Hanoi Part II

As soon we crossed the block, the dogs all turned back. All bark and no bite. Sorry, you'll have to get your action porn fix from The Hobbit 9. Did you guys notice that they did a whole new series of Spider man? Having lived through 3 iterations of the same series I am starting to feel old. It's too bad that hollywood is run by risk management business types. "The first series worked out why would we risk something new and interesting?" Dull fucks.

Okay, back to Hanoi 

After running from the dogs we hopped on the back of a Vietnamese guys motorbike who we spotted smirking and beckoning to us in the shadows. My friend and I gripped each other laughing nervously until the 3 of us made it back to town. The driver was laughing too although I can't be sure why.  

The next day we all decided to get a tour. I am not a fan of tours in big groups. The silly questions, the waiting for people, the impersonal lecturing, it grinds my gears. We forked over a few extra thousand Dong (One US dollar gets you twenty thousand dong) and got a private Hanoi food tour for our group of 6 and I highly recommend it.

Our guide was exceptional. Her name was something I had trouble pronouncing but she was ready with a solid nickname in the can. Cherry, was just about that size, with thick black rimmed glasses, twinkly eyes, and a smile the size of a hub cap. We began our tour at the side of a busy intersection. For our group to cross the street she instructed us to put our hands up to the side like trees and yell (in a happy go -lucky tone) Sticky Rice! She winked and promised us that this technique was tested and proven. She hasn't lost anyone yet. I'm still using it weeks later. 

Once we got our sticky rice crew situated we were off. Soups, noodles, dumplings, rice dishes, deserts, drinks, nothing was safe from the Sticky rice crew. Cherry's enthusiasm and cheer was almost unreal. You couldn't talk to her without catching her contagious smile.

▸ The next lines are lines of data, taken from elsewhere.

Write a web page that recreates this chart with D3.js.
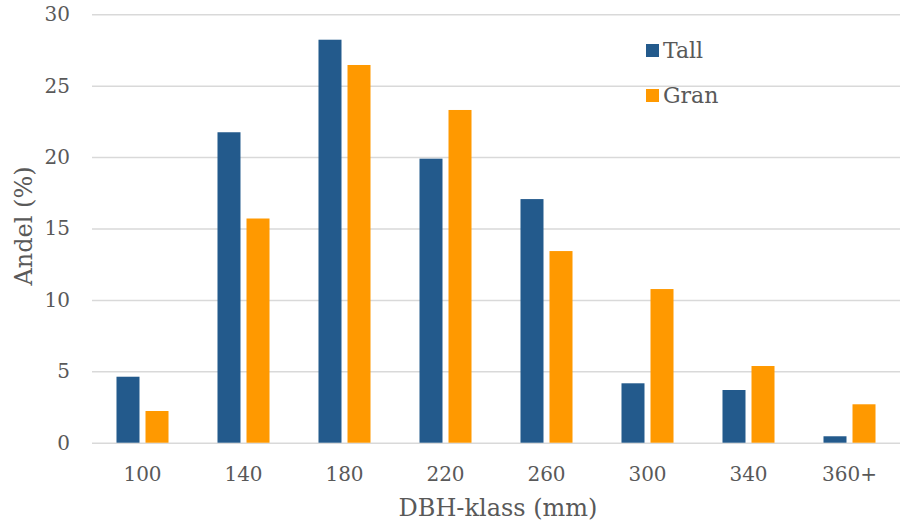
<!DOCTYPE html>
<html><head><meta charset="utf-8">
<script src="https://cdn.jsdelivr.net/npm/d3@7"></script>
<style>body{margin:0;background:#fff}svg{display:block}</style>
</head><body>
<svg id="c" width="905" height="530"></svg>
<script>
const categories = ["100","140","180","220","260","300","340","360+"];
const seriesNames = ["Tall","Gran"];
const tall = [4.62, 21.74, 28.22, 19.89, 17.06, 4.16, 3.69, 0.45];
const gran = [2.22, 15.70, 26.45, 23.30, 13.42, 10.76, 5.37, 2.69];
const yTicks = [0,5,10,15,20,25,30];
const colors = ["#235a8c","#ff9900"];
const font = "Georgia, 'DejaVu Serif', serif";
const textColor = "#595959";

const svg = d3.select("#c");
const mLeft = 92, mRight = 900, mTop = 14.3, mBottom = 442.7;
const x0 = d3.scaleBand().domain(categories).range([mLeft,mRight]).paddingInner(0.485).paddingOuter(0.2425);
const x1 = d3.scaleBand().domain(seriesNames).range([0,x0.bandwidth()]).paddingInner(0.207).paddingOuter(0);
const y = d3.scaleLinear().domain([0,30]).range([mBottom,mTop]);

// gridlines
const yAxis = d3.axisLeft(y).tickValues(yTicks).tickSize(-(mRight-mLeft)).tickPadding(22);
const gy = svg.append("g").attr("transform",`translate(${mLeft},0)`).call(yAxis);
gy.select(".domain").remove();
gy.selectAll(".tick line").attr("stroke","#d9d9d9").attr("stroke-width",1.5);
gy.selectAll(".tick text").attr("font-family",font).attr("font-size",20).attr("fill",textColor);

const data = categories.map((c,i)=>({cat:c, vals:[{s:"Tall",v:tall[i]},{s:"Gran",v:gran[i]}]}));
const groups = svg.append("g").selectAll("g").data(data).join("g")
  .attr("transform",d=>`translate(${x0(d.cat)},0)`);
groups.selectAll("rect").data(d=>d.vals).join("rect")
  .attr("x",d=>x1(d.s)).attr("width",x1.bandwidth())
  .attr("y",d=>y(d.v)).attr("height",d=>y(0)-y(d.v))
  .attr("fill",(d,i)=>colors[i]);

// x axis
const xAxis = d3.axisBottom(x0).tickSize(0).tickPadding(24);
const gx = svg.append("g").attr("transform",`translate(0,${mBottom})`).call(xAxis);
gx.select(".domain").remove();
gx.selectAll(".tick text").attr("font-family",font).attr("font-size",20).attr("fill",textColor);

// axis titles
svg.append("text").attr("x",498).attr("y",516).attr("text-anchor","middle")
  .attr("font-family",font).attr("font-size",24).attr("fill",textColor).text("DBH-klass (mm)");
svg.append("text").attr("transform","translate(32,226) rotate(-90)").attr("text-anchor","middle")
  .attr("font-family",font).attr("font-size",24).attr("fill",textColor).text("Andel (%)");

// legend
const leg = svg.append("g").selectAll("g").data(seriesNames).join("g")
  .attr("transform",(d,i)=>`translate(646,${44+i*45})`);
leg.append("rect").attr("width",13).attr("height",13).attr("fill",(d,i)=>colors[i]);
leg.append("text").attr("x",17).attr("y",13.5).attr("font-family",font).attr("font-size",22)
  .attr("fill",textColor).text(d=>d);
</script>
</body></html>
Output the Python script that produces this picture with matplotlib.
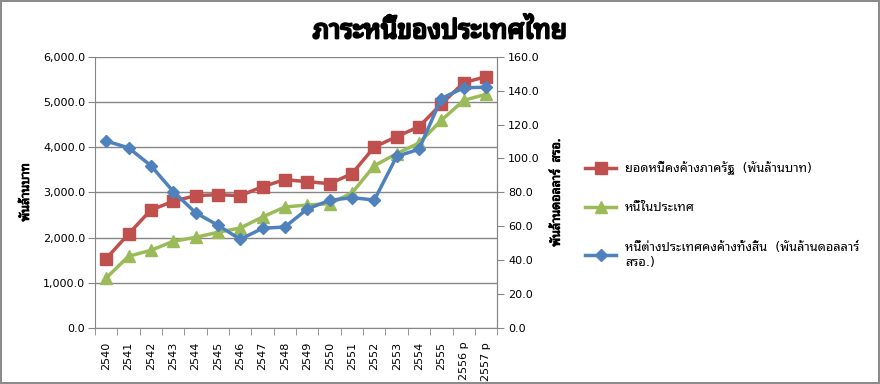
import matplotlib
matplotlib.use('Agg')
import matplotlib.pyplot as plt
import matplotlib.patheffects as pe
from matplotlib.ticker import FuncFormatter, MultipleLocator
import numpy as np

plt.rcParams['font.family'] = ['DejaVu Sans', 'Noto Sans Thai Looped']

years = ['2540', '2541', '2542', '2543', '2544', '2545', '2546', '2547', '2548',
         '2549', '2550', '2551', '2552', '2553', '2554', '2555', '2556 p', '2557 p']

# ยอดหนี้คงค้างภาครัฐ (พันล้านบาท) - left axis
public_debt = [1534, 2080, 2611, 2802, 2928, 2950, 2928, 3127, 3282,
               3237, 3193, 3414, 4004, 4233, 4454, 4956, 5428, 5560]
# หนี้ในประเทศ - left axis
domestic_debt = [1106, 1586, 1718, 1917, 2006, 2117, 2212, 2456, 2677,
                 2721, 2751, 2987, 3591, 3857, 4093, 4594, 5037, 5170]
# หนี้ต่างประเทศคงค้างทั้งสิ้น (พันล้านดอลลาร์ สรอ.) - right axis
foreign_debt = [110.3, 106.3, 95.8, 80.5, 68.0, 60.6, 52.3, 58.8, 59.6,
                70.2, 75.3, 76.9, 75.5, 101.2, 105.5, 135.4, 141.7, 142.1]

labels = ['ยอดหนี้คงค้างภาครัฐ  (พันล้านบาท)',
          'หนี้ในประเทศ',
          'หนี้ต่างประเทศคงค้างทั้งสิ้น  (พันล้านดอลลาร์\nสรอ.)']

red = '#C0504D'
green = '#9BBB59'
blue = '#4F81BD'
grid_c = '#868686'
thai = ['Noto Sans Thai Looped', 'DejaVu Sans']

fig = plt.figure(figsize=(8.8, 3.84), dpi=100)
fig.patch.set_edgecolor('#8c8c8c')
fig.patch.set_linewidth(1.5)
ax = fig.add_axes([0.108, 0.146, 0.457, 0.706])
ax2 = ax.twinx()

x = np.arange(len(years))
l1, = ax.plot(x, public_debt, color=red, lw=2.5, marker='s', ms=9, label=labels[0])
l2, = ax.plot(x, domestic_debt, color=green, lw=2.5, marker='^', ms=9, label=labels[1])
l3, = ax2.plot(x, foreign_debt, color=blue, lw=2.5, marker='D', ms=6.5, label=labels[2])

ax.set_xlim(-0.5, len(years) - 0.5)
ax.set_ylim(0, 6000)
ax2.set_ylim(0, 160)
ax.yaxis.set_major_locator(MultipleLocator(1000))
ax2.yaxis.set_major_locator(MultipleLocator(20))
ax.yaxis.set_major_formatter(FuncFormatter(lambda v, p: f'{v:,.1f}'))
ax2.yaxis.set_major_formatter(FuncFormatter(lambda v, p: f'{v:,.1f}'))

ax.set_xticks(x)
ax.set_xticklabels(years, rotation=90, fontsize=8)
ax.set_xticks(np.arange(-0.5, len(years)), minor=True)
ax.tick_params(axis='x', which='major', length=0, pad=10)
ax.tick_params(axis='x', which='minor', length=5, color=grid_c)
ax.tick_params(axis='y', length=5, color=grid_c, labelsize=8, pad=2)
ax2.tick_params(axis='y', length=5, color=grid_c, labelsize=8, pad=3)

ax.grid(axis='y', color=grid_c, lw=1)
ax.set_axisbelow(True)
for a in (ax, ax2):
    a.spines['top'].set_visible(False)
    for s in ('left', 'right', 'bottom'):
        a.spines[s].set_color(grid_c)
ax2.spines['left'].set_visible(False)
ax2.spines['bottom'].set_visible(False)

ax.set_ylabel('พันล้านบาท', fontsize=9, family=thai, labelpad=8,
              path_effects=[pe.withStroke(linewidth=0.6, foreground='black')])
ax2.set_ylabel('พันล้านดอลลาร์  สรอ.', fontsize=9, family=thai, labelpad=7,
               path_effects=[pe.withStroke(linewidth=0.6, foreground='black')])

fig.suptitle('ภาระหนี้ของประเทศไทย', fontsize=19, y=0.955, family=thai,
             path_effects=[pe.withStroke(linewidth=1.6, foreground='black')])

fig.legend([l1, l2, l3], labels, loc='center left', bbox_to_anchor=(0.652, 0.44),
           frameon=False, fontsize=9.2, labelspacing=2.05, handlelength=2.4,
           handletextpad=0.7)

fig.savefig('out.png', edgecolor=fig.get_edgecolor())
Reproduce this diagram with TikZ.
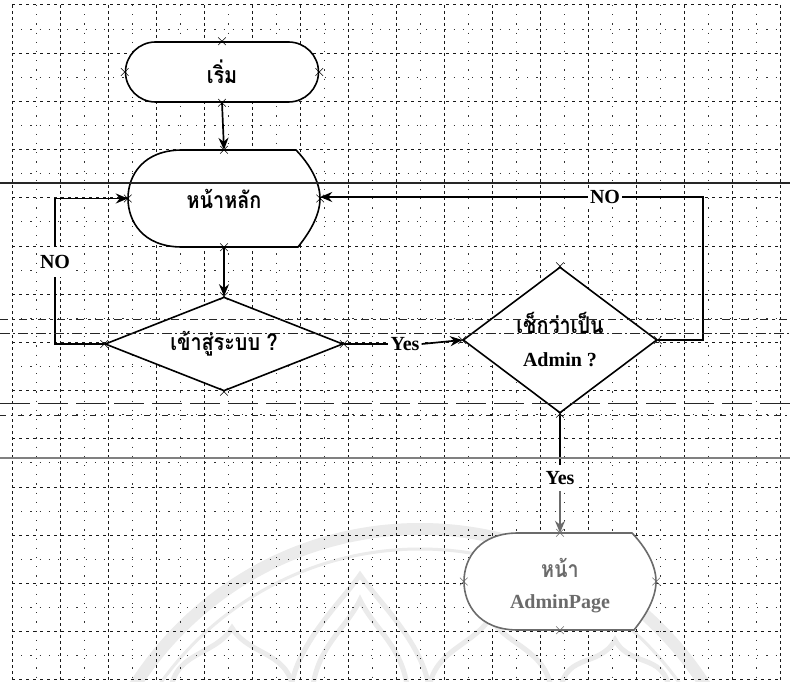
\documentclass[tikz,border=0pt]{standalone}
\usepackage{fontspec}
\setmainfont{Liberation Serif}
\newfontfamily\thaifont[Script=Thai,FakeStretch=0.86]{Loma}
\usetikzlibrary{shapes.geometric,shapes.misc,arrows.meta,calc}
\definecolor{wmgray}{gray}{0.92}
\definecolor{apgray}{gray}{0.42}
\newcommand{\dispoutline}[2]{%
  \draw[outline,#2,fill=white,shift={(#1.center)}]
    (-42,-48.5) -- (72,-48.5)
    .. controls (84,-36) and (96,-18) .. (96,0)
    .. controls (96,18) and (84,36) .. (74,48.5)
    -- (-42,48.5)
    .. controls (-82,48.5) and (-96,22) .. (-96,0)
    .. controls (-96,-24) and (-80,-48.5) .. (-42,-48.5) -- cycle;}
\newcommand{\petal}[3]{% x, top y, half width
  \draw[wm] (#1-#3,700) .. controls (#1-#3,650) and (#1-0.3*#3,#2+30) .. (#1,#2)
    .. controls (#1+0.3*#3,#2+30) and (#1+#3,650) .. (#1+#3,700);}
\newcommand{\thaitext}{\thaifont\bfseries\fontsize{23}{26}\selectfont}
\newcommand{\lattext}{\bfseries\fontsize{20}{23}\selectfont}
\begin{document}
\begin{tikzpicture}[x=1pt,y=-1pt,
  gridmajv/.style={black!90,line width=1pt,dash pattern=on 3pt off 3pt},
  gridmajh/.style={black!90,line width=1pt,dash pattern=on 3pt off 4pt},
  gridmin/.style={black!80,line width=0.9pt,dash pattern=on 1.2pt off 8pt},
  ruled/.style={black!85,line width=0.8pt},
  wm/.style={wmgray,line width=5pt},
  outline/.style={draw=black,line width=1.6pt},
  conn/.style={line width=1.7pt},
  arr/.style={-{Stealth[length=12pt,width=10pt]}},
  lbl/.style={font=\lattext,fill=white,inner sep=2pt},
  thai/.style={font=\thaitext},
  xmark/.style={cross out,draw,minimum size=7pt,inner sep=0pt,line width=0.6pt},
  startbox/.style={rounded rectangle,outline,fill=white,minimum width=193pt,minimum height=60pt,inner sep=0pt,thai},
  dispbox/.style={rectangle,minimum width=192pt,minimum height=97pt,inner sep=0pt,align=center},
  decbox/.style={diamond,outline,fill=white,inner sep=0pt,align=center}
]
\useasboundingbox (0,0) rectangle (790,682);
\fill[white] (0,0) rectangle (790,682);
% watermark
\begin{scope}
\clip (0,0) rectangle (790,682);
\draw[wmgray,line width=12pt] (420,867) circle[radius=338];
\draw[wmgray,line width=3pt] (420,867) circle[radius=318];
\petal{360}{575}{70}
\petal{360}{600}{48}
\petal{232}{628}{62}
\petal{490}{618}{62}
\petal{615}{640}{55}
\end{scope}
% grid
\foreach \i in {0,...,15} \draw[gridmin] ({36+48*\i},5) -- ({36+48*\i},680);
\foreach \j in {0,...,13} \draw[gridmin] (12,{29.1+48.2*\j}) -- (780,{29.1+48.2*\j});
\foreach \i in {0,...,16} \draw[gridmajv] ({12+48*\i},5) -- ({12+48*\i},680);
\foreach \j in {0,...,14} \draw[gridmajh] (12,{5+48.2*\j}) -- (780,{5+48.2*\j});
% nodes
\node[startbox] (start) at (222,72) {เริ่ม};
\node[dispbox] (main) at (224,198.5) {};
\dispoutline{main}{}
\node[thai] (maintxt) at (main.center) {หน้าหลัก};
\node[decbox,aspect=2.53,minimum width=238pt,minimum height=94pt,thai] (login) at (224,344) {เข้าสู่ระบบ ?};
\node[decbox,aspect=1.33,minimum width=194pt,minimum height=146pt] (admin) at (560,340)
  {{\thaitext เช็กว่าเป็น}\\[18pt]{\lattext Admin ?}};
\node[dispbox] (ap) at (560,581.5) {};
\dispoutline{ap}{draw=apgray}
\node[align=center,text=apgray] (aptxt) at (560,586)
  {{\thaitext หน้า}\\[16pt]{\lattext AdminPage}};
% labels
\node[lbl,inner ysep=8pt] (no1) at (55,262) {NO};
\node[lbl] (yes1) at (405,344) {Yes};
\node[lbl] (no2) at (605,197) {NO};
\node[lbl,inner ysep=6pt] (yes2) at (560,478) {Yes};
% connectors
\draw[conn,arr] (start.south) -- (main.north);
\draw[conn,arr] (main.south) -- (login.north);
\draw[conn] (login.west) -| (no1.south);
\draw[conn,arr] (no1.north) |- (main.west);
\draw[conn] (login.east) -- (yes1.west);
\draw[conn,arr] (yes1.east) -- (admin.west);
\draw[conn] (admin.east) -- ++(45,0) |- (no2.east);
\draw[conn,arr] (no2.west) -- (main.east |- no2.west);
\draw[conn] (admin.south) -- (yes2.north);
\draw[conn,arr,apgray] (yes2.south) -- (ap.north);
% ruled lines of the page
\draw[ruled,line width=1.2pt] (0,183) -- (790,183);
\draw[ruled,dash pattern=on 8pt off 4pt on 3pt off 4pt] (0,319) -- (790,319);
\draw[ruled,dash pattern=on 10pt off 3pt on 2pt off 3pt] (0,333) -- (790,333);
\draw[ruled,dash pattern=on 30pt off 8pt] (0,403) -- (790,403);
\draw[ruled,dash pattern=on 6pt off 5pt on 2pt off 5pt] (0,415) -- (790,415);
\draw[gray,line width=1.4pt] (0,458) -- (790,458);
% connection marks
\foreach \n in {start,main,login,admin} \foreach \a in {north,south,east,west}
  \node[xmark] (x-\n-\a) at (\n.\a) {};
\foreach \a in {north,south,east,west}
  \node[xmark,apgray] (x-ap-\a) at (ap.\a) {};
\end{tikzpicture}
\end{document}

My favorite thing she showed us was a back alley bar that served sunflower seeds and egg coffee. Egg coffee was a revelation for me. I'm lactarded so I've never been able to enjoy a creamy cappuccino or latte without painful repercussions. In walks egg coffee. Oh egg coffee, silky smooth nectar. Thick and voluminous like a metaphysics book and gilded like pure honey. According to our Cherry, egg coffee is whipped egg yolk and sugar scooped on top of an espresso. You eat it with a spoon and then you order another one because it's egg coffee and you can't have just one.

At the end of the tour Cherry brought us to a Bia Hoi stoop. You basically go to Bia Hoi to drink the cheapest beer in the world on a barbie sized stool in the street. My knees were up near my head but hey I was drinking home brewed beer for 20 cents a glass in a busy intersection, what more could I ask for? In Hanoi, it's the best way to watch the torrent of people, salesmen, and bikes fly by.

Now that the tour was done we pressed Cherry about her life in Hanoi. She went to college and studied business at the behest of her strict parents but she didn't like it. After school she couldn't bring herself to continue on that path and so she stood up to her parents. She told them that what really made her happy was to give tours of her beloved city. They were shocked and revolted but she did it anyway with all of her sweet little Cherry heart. Having done it for a while now, they were finally coming around to see how happy it made her. Now she is saving up to try to move out and start her life on her own. After hearing this I made her take a shot with me. We pooled some dong together and gave her a fat tip. Sweet Cherry wouldn't even take it, we had to force it on her. Bless her little cherry heart- definitely a master in the making. 

So if you ever hear someone yell "Sticky Rice!" that's probably Cherry giving a lucky new group a tour with locomotive enthusiasm in her favorite place, Hanoi.  

That night we laid low but since everything closes at midnight, we were still out for the final curtain call. Vietnamese are early to bed and early to rise but since so much of their retail economy is driven by tourism, many street vendors and bars have a funny system to avoid the cops. After midnight the police will typically patrol around and make sure everything is closed. That night, we happened to be at a street food stand that sold Bahn Mi sandwiches and beer. A signal was shouted and one after the other, every bar and vendor turned off their lights and started putting things away. Sandwiches were wrapped up, gates closed, drinks stowed, and arguments settled. Then the police cruised by.... and then everything lit back up. Sandwiches out, beers cracked, positions restated, and gates rolled up. It's quite a sight. 

If you go to Vietnam, I definitely recommend spending some time in Hanoi. Keep a look out for Cherry too if ya do and for god sakes don't miss the Egg Coffee.